As predicted above at the last update:

On the 17th April the group announced the acquisition of Lloyd’s Register Rail from Lloyds Register for a cash consideration of £42.5M which will be immediately earnings enhancing.  LR Rail is an established rail consultancy and assurance business with a wide range of international clients which recorded revenues of £48.1M and EBITDA of £3.7M last year and has a 12 month order book in excess of £50M.  It provides services ranging from assurance, rolling stock design, signalling & train control, intelligent rail systems, operational efficiency improvement and training.  Examples of the client base include Network Rail, Nederlandse Spoorwegen, Hitachi Rail Europe, Cross Rail, MTR and Etihad Rail.  The acquisition will be funded from the enlarged £75M bank facilities and should complete before July.  The group intends to establish a “Ricardo Rail” business and a standalone assurance management entity known as Ricardo Certification.

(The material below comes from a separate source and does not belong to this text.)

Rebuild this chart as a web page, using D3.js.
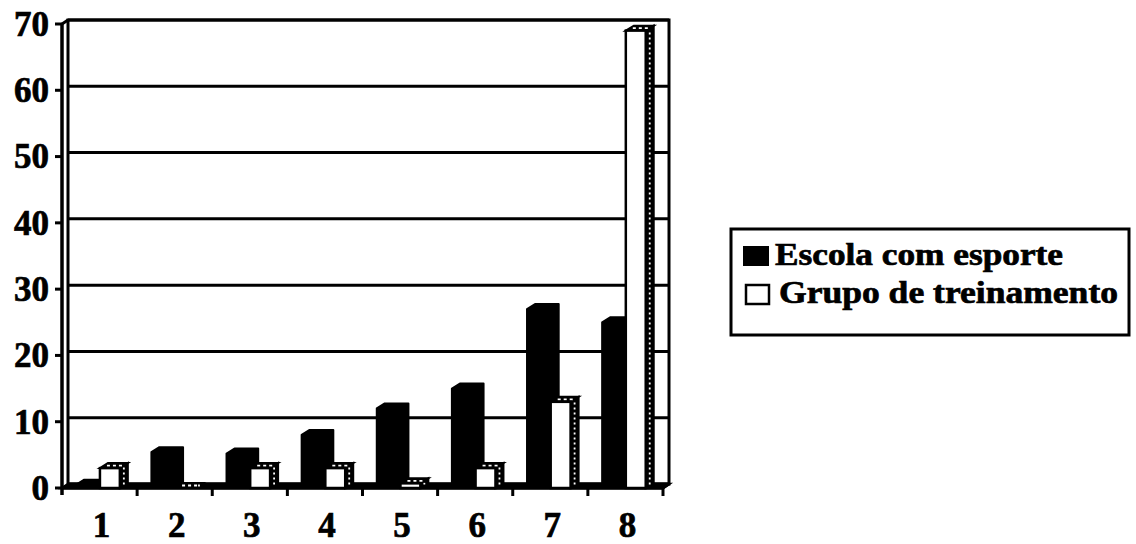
<!DOCTYPE html>
<html>
<head>
<meta charset="utf-8">
<script src="https://cdn.jsdelivr.net/npm/d3@7"></script>
<style>
  html, body { margin: 0; padding: 0; background: #fff; }
  svg { display: block; }
  text { font-family: "Times New Roman", "Liberation Serif", serif; font-weight: bold; fill: #000; stroke: #000; stroke-width: 0.7px; }
</style>
</head>
<body>
<svg id="chart" width="1136" height="544"></svg>
<script>
// ---- data ----
const categories = ["1", "2", "3", "4", "5", "6", "7", "8"];
const escolaComEsporte = [0.5, 5.4, 5.2, 8, 12, 15, 27, 25];
const grupoDeTreinamento = [3, 0, 3, 3, 0.7, 3, 13, 69];
const yTicks = [0, 10, 20, 30, 40, 50, 60, 70];
const seriesNames = ["Escola com esporte", "Grupo de treinamento"];

// ---- layout ----
const svg = d3.select("#chart");
const x = d3.scaleBand().domain(categories).range([62, 663]).padding(0);
const y = d3.scaleLinear().domain([0, 70]).range([488, 24]);
const wallDx = 6, wallDy = 4;     // back wall offset
const barDx = 8, barDy = 5;       // bar depth offset
const bw = x.bandwidth();
const x0 = x.range()[0], x1 = x.range()[1];

// back wall
svg.append("rect")
  .attr("x", x0 + wallDx).attr("y", y(70) - wallDy)
  .attr("width", x1 - x0).attr("height", y(0) - y(70))
  .attr("fill", "#fff").attr("stroke", "#000").attr("stroke-width", 3);

// gridlines on back wall
svg.append("g").selectAll("line").data(yTicks).join("line")
  .attr("x1", x0 + wallDx).attr("x2", x1 + wallDx)
  .attr("y1", d => y(d) - wallDy).attr("y2", d => y(d) - wallDy)
  .attr("stroke", "#000").attr("stroke-width", 3);

// floor
svg.append("path")
  .attr("d", `M${x0},${y(0)} L${x0 + wallDx},${y(0) - wallDy} L${x1 + wallDx},${y(0) - wallDy} L${x1},${y(0)} Z`)
  .attr("fill", "#000").attr("stroke", "#000").attr("stroke-width", 2.5);

// left wall edge and front axis
svg.append("line").attr("x1", x0).attr("x2", x0).attr("y1", y(70)).attr("y2", y(0) + 7)
  .attr("stroke", "#000").attr("stroke-width", 3.5);
svg.append("line").attr("x1", x0).attr("x2", x0 + wallDx).attr("y1", y(70)).attr("y2", y(70) - wallDy)
  .attr("stroke", "#000").attr("stroke-width", 3);
svg.append("line").attr("x1", x0).attr("x2", x1).attr("y1", y(0)).attr("y2", y(0))
  .attr("stroke", "#000").attr("stroke-width", 3.5);
svg.append("line").attr("x1", x1).attr("x2", x1 + wallDx).attr("y1", y(0)).attr("y2", y(0) - wallDy)
  .attr("stroke", "#000").attr("stroke-width", 3);

// bars
const data = categories.map((c, i) => ({ c, a: escolaComEsporte[i], b: grupoDeTreinamento[i] }));
const gBars = svg.append("g");
data.forEach(d => {
  const bx = x(d.c);
  // black bar: front + top + side as one polygon
  const ax0 = bx + bw * 0.19, ax1 = bx + bw * 0.505;
  const ay = y(d.a), yb = y(0);
  gBars.append("path")
    .attr("d", `M${ax0},${yb} L${ax0},${ay} L${ax0 + barDx},${ay - barDy} L${ax1 + barDx},${ay - barDy} L${ax1 + barDx},${yb - barDy} L${ax1},${yb} Z`)
    .attr("fill", "#000").attr("stroke", "#000").attr("stroke-width", 2).attr("stroke-linejoin", "round");
  // white bar
  const wx0 = ax1, wx1 = bx + bw * 0.77;
  const wy = y(d.b);
  // side face
  gBars.append("path")
    .attr("d", `M${wx1},${yb} L${wx1},${wy} L${wx1 + barDx},${wy - barDy} L${wx1 + barDx},${yb - barDy} Z`)
    .attr("fill", "#000").attr("stroke", "#000").attr("stroke-width", 2);
  // top face
  gBars.append("path")
    .attr("d", `M${wx0},${wy} L${wx0 + barDx},${wy - barDy} L${wx1 + barDx},${wy - barDy} L${wx1},${wy} Z`)
    .attr("fill", "#000").attr("stroke", "#000").attr("stroke-width", 2);
  // dotted highlights
  gBars.append("line")
    .attr("x1", wx1 + barDx / 2).attr("x2", wx1 + barDx / 2)
    .attr("y1", yb - barDy / 2 - 1).attr("y2", wy - barDy / 2 + 2)
    .attr("stroke", "#fff").attr("stroke-width", 1.8).attr("stroke-dasharray", "2,3");
  gBars.append("line")
    .attr("x1", wx0 + barDx / 2 + 3).attr("x2", wx1 + barDx / 2 - 1)
    .attr("y1", wy - barDy / 2).attr("y2", wy - barDy / 2)
    .attr("stroke", "#fff").attr("stroke-width", 1.8).attr("stroke-dasharray", "3,3");
  // front face
  if (yb - wy > 0.5) {
    gBars.append("rect")
      .attr("x", wx0).attr("y", wy).attr("width", wx1 - wx0).attr("height", yb - wy)
      .attr("fill", "#fff").attr("stroke", "#000").attr("stroke-width", 2.5);
  }
});

// y ticks and labels
svg.append("g").selectAll("line").data(yTicks).join("line")
  .attr("x1", x0 - 7).attr("x2", x0).attr("y1", d => y(d)).attr("y2", d => y(d))
  .attr("stroke", "#000").attr("stroke-width", 3);
svg.append("g").selectAll("text").data(yTicks).join("text")
  .attr("x", 49).attr("y", d => y(d)).attr("dy", "0.34em")
  .attr("text-anchor", "end").attr("font-size", 35)
  .text(d => d);

// x ticks and labels
const bounds = categories.map(c => x(c) + bw);
svg.append("g").selectAll("line").data(bounds).join("line")
  .attr("x1", d => d).attr("x2", d => d).attr("y1", y(0)).attr("y2", y(0) + 8)
  .attr("stroke", "#000").attr("stroke-width", 3);
svg.append("g").selectAll("text").data(categories).join("text")
  .attr("x", d => x(d) + bw / 2 + 2).attr("y", 537)
  .attr("text-anchor", "middle").attr("font-size", 35)
  .text(d => d);

// legend
const lg = svg.append("g");
lg.append("rect").attr("x", 731).attr("y", 229).attr("width", 398).attr("height", 106)
  .attr("fill", "#fff").attr("stroke", "#000").attr("stroke-width", 3);
lg.append("rect").attr("x", 743).attr("y", 246).attr("width", 26).attr("height", 20).attr("fill", "#000");
lg.append("rect").attr("x", 746).attr("y", 285).attr("width", 23).attr("height", 19)
  .attr("fill", "#fff").attr("stroke", "#000").attr("stroke-width", 2.5);
lg.append("text").attr("x", 775).attr("y", 265).attr("font-size", 31)
  .attr("textLength", 288).attr("lengthAdjust", "spacingAndGlyphs").text(seriesNames[0]);
lg.append("text").attr("x", 779).attr("y", 303).attr("font-size", 31)
  .attr("textLength", 339).attr("lengthAdjust", "spacingAndGlyphs").text(seriesNames[1]);
</script>
</body>
</html>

This acquisition does not come cheap but it does seem a good fit and should add to the bottom line shortly after acquisition.

On the 20th May the group released a trading update to May.  There has been a decent start to the second half of the year with order intake during the first four months higher than in the same period of last year with the order book standing at £152M compared to £141M at this point in 2014.  Significant orders won include three engine design and development projects for customers in Asia, two vehicle development projects across the UK and Europe and a contract for the UK government in the environmental consulting business.  In the US, orders continued to be slow in the traditional automotive market but a good pipeline is developing in the defence sector.  Total revenue in the first 10 months of the year is up 6% and profit is tracking in line with expectations. The Technical Consulting business performed well and the Performance Products business is on track with its preparations for the new McLaren contract next year.  Overall not a bad update, but the tone seems somewhat subdued and the difficult US market is a disappointment.  I will continue holding here for the time being but will watch closely as Ricardo has become one of my largest holdings.

On the 1st July the group announced a few board changes.  David hall has stepped down as Senior Independent director to be replaced by Peter Gilchrist.  In addition Hans Schopf has retired as non-executive director having been in the role since 2009.  He is being replaced by Laurie Bowen who is CEO Business Solutions, Cable & Wireless Communications.

On the 19th August the group announced the acquisition of Cascade Consulting, an environmental consultancy specialising in the UK water sector.  The acquisition follows the collaboration with Cascade that began in February and will bring additional capability and reach in the areas of water resource and water quality management, ecosystem services and environmental impact assessment.  The business has 34 employees and generates about £3M in annual revenues, so this is a small addition to the group.  I cannot find any indication of how much was spent on the acquisition.